## What is needed
Copy out the listing in full, exactly as written, but not its pictures.

## Information shown
++++++++++
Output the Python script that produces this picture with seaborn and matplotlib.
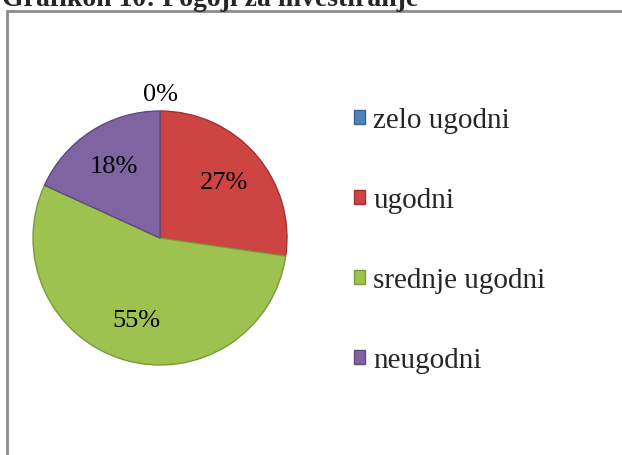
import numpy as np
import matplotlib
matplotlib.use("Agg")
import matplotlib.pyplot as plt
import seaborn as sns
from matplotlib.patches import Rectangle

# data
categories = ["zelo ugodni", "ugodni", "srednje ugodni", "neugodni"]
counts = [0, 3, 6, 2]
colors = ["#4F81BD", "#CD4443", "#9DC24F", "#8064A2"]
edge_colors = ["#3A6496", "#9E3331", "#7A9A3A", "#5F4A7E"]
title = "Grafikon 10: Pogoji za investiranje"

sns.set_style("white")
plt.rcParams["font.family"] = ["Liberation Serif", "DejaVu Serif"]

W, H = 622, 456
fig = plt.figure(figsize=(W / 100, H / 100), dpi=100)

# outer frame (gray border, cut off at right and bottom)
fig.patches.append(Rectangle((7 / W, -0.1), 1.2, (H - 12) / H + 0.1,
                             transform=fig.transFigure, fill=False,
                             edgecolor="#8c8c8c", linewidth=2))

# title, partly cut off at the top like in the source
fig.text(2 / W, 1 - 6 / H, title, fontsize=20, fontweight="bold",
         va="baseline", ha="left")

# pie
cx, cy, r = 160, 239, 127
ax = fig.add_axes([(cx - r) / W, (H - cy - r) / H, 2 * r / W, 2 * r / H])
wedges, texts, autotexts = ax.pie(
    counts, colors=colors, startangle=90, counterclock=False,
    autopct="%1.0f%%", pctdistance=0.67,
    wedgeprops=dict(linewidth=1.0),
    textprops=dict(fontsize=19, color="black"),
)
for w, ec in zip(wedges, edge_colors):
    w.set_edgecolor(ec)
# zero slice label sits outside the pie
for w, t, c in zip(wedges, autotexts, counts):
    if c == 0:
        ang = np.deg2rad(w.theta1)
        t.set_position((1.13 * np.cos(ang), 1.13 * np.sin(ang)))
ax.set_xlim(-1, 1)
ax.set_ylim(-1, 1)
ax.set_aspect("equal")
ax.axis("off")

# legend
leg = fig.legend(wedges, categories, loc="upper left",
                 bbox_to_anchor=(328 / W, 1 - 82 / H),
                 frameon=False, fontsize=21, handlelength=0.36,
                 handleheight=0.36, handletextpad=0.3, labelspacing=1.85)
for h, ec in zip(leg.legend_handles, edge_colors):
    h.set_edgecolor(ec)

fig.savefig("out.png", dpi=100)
++++++++++
## Answer to the problem
Output the Python script that produces this picture with seaborn and matplotlib.
import numpy as np
import matplotlib
matplotlib.use("Agg")
import matplotlib.pyplot as plt
import seaborn as sns
from matplotlib.patches import Rectangle

# data
categories = ["zelo ugodni", "ugodni", "srednje ugodni", "neugodni"]
counts = [0, 3, 6, 2]
colors = ["#4F81BD", "#CD4443", "#9DC24F", "#8064A2"]
edge_colors = ["#3A6496", "#9E3331", "#7A9A3A", "#5F4A7E"]
title = "Grafikon 10: Pogoji za investiranje"

sns.set_style("white")
plt.rcParams["font.family"] = ["Liberation Serif", "DejaVu Serif"]

W, H = 622, 456
fig = plt.figure(figsize=(W / 100, H / 100), dpi=100)

# outer frame (gray border, cut off at right and bottom)
fig.patches.append(Rectangle((7 / W, -0.1), 1.2, (H - 12) / H + 0.1,
                             transform=fig.transFigure, fill=False,
                             edgecolor="#8c8c8c", linewidth=2))

# title, partly cut off at the top like in the source
fig.text(2 / W, 1 - 6 / H, title, fontsize=20, fontweight="bold",
         va="baseline", ha="left")

# pie
cx, cy, r = 160, 239, 127
ax = fig.add_axes([(cx - r) / W, (H - cy - r) / H, 2 * r / W, 2 * r / H])
wedges, texts, autotexts = ax.pie(
    counts, colors=colors, startangle=90, counterclock=False,
    autopct="%1.0f%%", pctdistance=0.67,
    wedgeprops=dict(linewidth=1.0),
    textprops=dict(fontsize=19, color="black"),
)
for w, ec in zip(wedges, edge_colors):
    w.set_edgecolor(ec)
# zero slice label sits outside the pie
for w, t, c in zip(wedges, autotexts, counts):
    if c == 0:
        ang = np.deg2rad(w.theta1)
        t.set_position((1.13 * np.cos(ang), 1.13 * np.sin(ang)))
ax.set_xlim(-1, 1)
ax.set_ylim(-1, 1)
ax.set_aspect("equal")
ax.axis("off")

# legend
leg = fig.legend(wedges, categories, loc="upper left",
                 bbox_to_anchor=(328 / W, 1 - 82 / H),
                 frameon=False, fontsize=21, handlelength=0.36,
                 handleheight=0.36, handletextpad=0.3, labelspacing=1.85)
for h, ec in zip(leg.legend_handles, edge_colors):
    h.set_edgecolor(ec)

fig.savefig("out.png", dpi=100)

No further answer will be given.